Retype, exactly as they stand, the lines from the start of the data to the line that contains "const markers = ['CD3', 'CD8'];", both ends included. Leave the pictures out.
::::::::
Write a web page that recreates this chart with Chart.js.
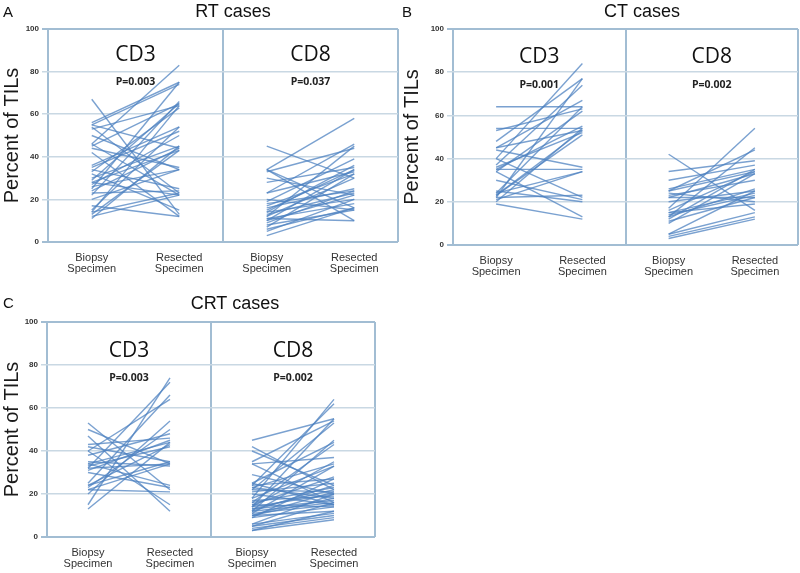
<!DOCTYPE html>
<html>
<head>
<meta charset="utf-8">
<script src="https://cdn.jsdelivr.net/npm/chart.js@4/dist/chart.umd.min.js"></script>
<style>
  body { margin: 0; background: #fff; }
  #wrap { position: relative; width: 800px; height: 573px; }
  canvas { position: absolute; }
</style>
</head>
<body>
<div id="wrap">
  <canvas id="rt" width="400" height="290" style="left:0;top:0"></canvas>
  <canvas id="ct" width="400" height="290" style="left:400px;top:0"></canvas>
  <canvas id="crt" width="420" height="283" style="left:0;top:290px"></canvas>
</div>
<script>
// --- data (percent of TILs, biopsy -> resected, one entry per patient) ---
const xCategories = [['Biopsy', 'Specimen'], ['Resected', 'Specimen']];
const markers = ['CD3', 'CD8'];

const rtCd3Biopsy   = [67,56,55,55,54,53,50,46,46,45,44,42,36,35,34,33,32,30,29,28,28,27,26,25,24,23,22,20,17,15,14,14,13,12,11];
const rtCd3Resected = [13,75,74,44,23,64,34,83,22,65,35,12,54,52,25,63,15,45,65,22,43,50,34,75,44,24,66,34,12,54,64,23,43,22,45];
const rtCd8Biopsy   = [45,34,34,34,33,30,28,23,23,20,19,18,17,16,15,14,14,13,12,12,11,11,10,10,9,8,7,6,5,3];
const rtCd8Resected = [30,58,16,10,44,22,35,46,33,15,39,24,32,25,34,20,36,23,30,45,10,18,22,34,24,15,32,16,20,16];

const ctCd3Biopsy   = [64,54,53,48,45,45,44,40,40,37,36,35,35,34,34,30,25,24,24,23,23,22,22,21,20,19];
const ctCd3Resected = [64,54,63,77,67,53,36,84,22,74,52,55,35,13,62,21,20,64,34,53,51,77,23,34,54,12];
const ctCd8Biopsy   = [42,34,30,26,25,25,24,23,22,22,20,17,16,15,15,14,13,13,12,11,10,5,5,4,3];
const ctCd8Resected = [16,39,37,35,34,44,20,30,33,22,25,54,34,24,19,23,45,26,35,22,33,15,25,13,12];

const crtCd3Biopsy   = [53,50,47,43,42,40,40,38,35,34,34,33,32,32,31,30,25,24,24,23,22,22,20,15,13];
const crtCd3Resected = [22,34,12,46,35,64,15,48,33,44,24,42,72,34,45,23,66,43,35,50,21,34,54,74,44];
const crtCd8Biopsy   = [45,42,40,35,34,34,29,25,25,24,24,23,23,22,22,21,20,18,18,17,16,16,15,15,14,14,14,13,13,12,12,12,11,11,10,10,10,9,9,6,6,5,5,4,3,3];
const crtCd8Resected = [55,22,24,54,16,37,20,44,15,62,27,18,34,53,21,25,15,64,33,19,23,43,28,14,55,20,35,17,22,45,16,24,15,33,18,12,21,27,14,11,20,10,16,9,8,12];

const pValues = {
  rt:  ['P=0.003', 'P=0.037'],
  ct:  ['P=0.001', 'P=0.002'],
  crt: ['P=0.003', 'P=0.002'],
};

// --- styles ---
const LINE_COLOR = 'rgba(78, 130, 192, 0.75)';
const BOX_COLOR  = '#a2bdd3';
const GRID_COLOR = '#c9d8e3';
const TEXT_DARK  = '#333';

// x layout: CD3 box 0..2, CD8 box 2..4, each with biopsy at +0.5 and resected at +1.5
const boxEdges = [0, 2, 4];
const catOffsets = [0.5, 1.5];

function pairDatasets(biopsy, resected, boxStart) {
  return biopsy.map((b, i) => ({
    data: [{ x: boxStart + catOffsets[0], y: b }, { x: boxStart + catOffsets[1], y: resected[i] }],
    borderColor: LINE_COLOR,
    borderWidth: 1.4,
    pointRadius: 0,
    fill: false,
  }));
}

const panelText = {
  id: 'panelText',
  afterDraw(chart, args, o) {
    const ctx = chart.ctx, xs = chart.scales.x, ys = chart.scales.y;
    ctx.save();
    ctx.fillStyle = '#111';
    ctx.textBaseline = 'middle';
    ctx.textAlign = 'left';
    ctx.font = '15px "Liberation Sans", Arial, sans-serif';
    ctx.fillText(o.letter, o.letterX, o.letterY);
    ctx.textAlign = 'center';
    ctx.font = '18px "Liberation Sans", Arial, sans-serif';
    ctx.fillText(o.title, o.titleX, o.titleY);
    markers.forEach((m, i) => {
      const cx = xs.getPixelForValue(boxEdges[i] + 1);
      ctx.fillStyle = '#111';
      ctx.font = '21px "Open Sans", sans-serif';
      ctx.fillText(m, cx, ys.getPixelForValue(o.markerY));
      ctx.font = 'bold 10.5px "Open Sans", sans-serif';
      ctx.fillStyle = '#222';
      ctx.fillText(o.pvals[i], cx, ys.getPixelForValue(o.pY));
    });
    ctx.restore();
  }
};

function makePanel(id, sets, lay, text) {
  const datasets = [
    ...pairDatasets(sets[0], sets[1], boxEdges[0]),
    ...pairDatasets(sets[2], sets[3], boxEdges[1]),
  ];
  return new Chart(document.getElementById(id), {
    type: 'line',
    data: { datasets },
    plugins: [panelText],
    options: {
      responsive: false,
      animation: false,
      layout: { padding: { top: lay.top, right: lay.right, left: 0, bottom: 0 } },
      plugins: { legend: { display: false }, tooltip: { enabled: false }, panelText: text },
      scales: {
        x: {
          type: 'linear', min: 0, max: 4,
          afterBuildTicks: s => { s.ticks = [0, 0.5, 1.5, 2, 2.5, 3.5, 4].map(v => ({ value: v })); },
          afterFit: s => { s.height = lay.xh; s.paddingRight = 0; s.paddingLeft = 0; },
          border: { display: false },
          grid: {
            color: c => boxEdges.includes(c.tick.value) ? BOX_COLOR : 'rgba(0,0,0,0)',
            lineWidth: 2, tickLength: 0,
          },
          ticks: {
            autoSkip: false, maxRotation: 0, padding: 11, color: TEXT_DARK,
            font: { family: '"Liberation Sans", Arial, sans-serif', size: 11, lineHeight: 0.95 },
            callback: v => {
              const k = ((v % 2) + 2) % 2;
              if (k === 0.5) return xCategories[0];
              if (k === 1.5) return xCategories[1];
              return '';
            },
          },
        },
        y: {
          min: 0, max: 100,
          afterFit: s => { s.width = lay.left; },
          border: { display: false },
          grid: {
            color: c => (c.tick.value === 0 || c.tick.value === 100) ? BOX_COLOR : GRID_COLOR,
            lineWidth: c => (c.tick.value === 0 || c.tick.value === 100) ? 2 : 1.5,
            tickLength: 6,
          },
          ticks: {
            stepSize: 20, padding: 3, color: TEXT_DARK,
            font: { family: '"Liberation Sans", Arial, sans-serif', size: 8, weight: 'bold' },
          },
          title: {
            display: true, text: 'Percent of TILs', color: '#1a1a1a', padding: 0,
            font: { family: '"Liberation Sans", Arial, sans-serif', size: 20 },
          },
        },
      },
    },
  });
}

makePanel('rt', [rtCd3Biopsy, rtCd3Resected, rtCd8Biopsy, rtCd8Resected],
  { top: 29, right: 2, left: 48, xh: 48 },
  { letter: 'A', letterX: 3, letterY: 13, title: 'RT cases', titleX: 233, titleY: 12, markerY: 88, pY: 75, pvals: pValues.rt });

makePanel('ct', [ctCd3Biopsy, ctCd3Resected, ctCd8Biopsy, ctCd8Resected],
  { top: 29, right: 2, left: 53, xh: 45 },
  { letter: 'B', letterX: 2, letterY: 13, title: 'CT cases', titleX: 242, titleY: 12, markerY: 87, pY: 74, pvals: pValues.ct });

makePanel('crt', [crtCd3Biopsy, crtCd3Resected, crtCd8Biopsy, crtCd8Resected],
  { top: 32, right: 45, left: 47, xh: 36 },
  { letter: 'C', letterX: 3, letterY: 14, title: 'CRT cases', titleX: 235, titleY: 14, markerY: 86.5, pY: 74, pvals: pValues.crt });
</script>
</body>
</html>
::::::::
Answer to this task =
Write a web page that recreates this chart with Chart.js.
<!DOCTYPE html>
<html>
<head>
<meta charset="utf-8">
<script src="https://cdn.jsdelivr.net/npm/chart.js@4/dist/chart.umd.min.js"></script>
<style>
  body { margin: 0; background: #fff; }
  #wrap { position: relative; width: 800px; height: 573px; }
  canvas { position: absolute; }
</style>
</head>
<body>
<div id="wrap">
  <canvas id="rt" width="400" height="290" style="left:0;top:0"></canvas>
  <canvas id="ct" width="400" height="290" style="left:400px;top:0"></canvas>
  <canvas id="crt" width="420" height="283" style="left:0;top:290px"></canvas>
</div>
<script>
// --- data (percent of TILs, biopsy -> resected, one entry per patient) ---
const xCategories = [['Biopsy', 'Specimen'], ['Resected', 'Specimen']];
const markers = ['CD3', 'CD8'];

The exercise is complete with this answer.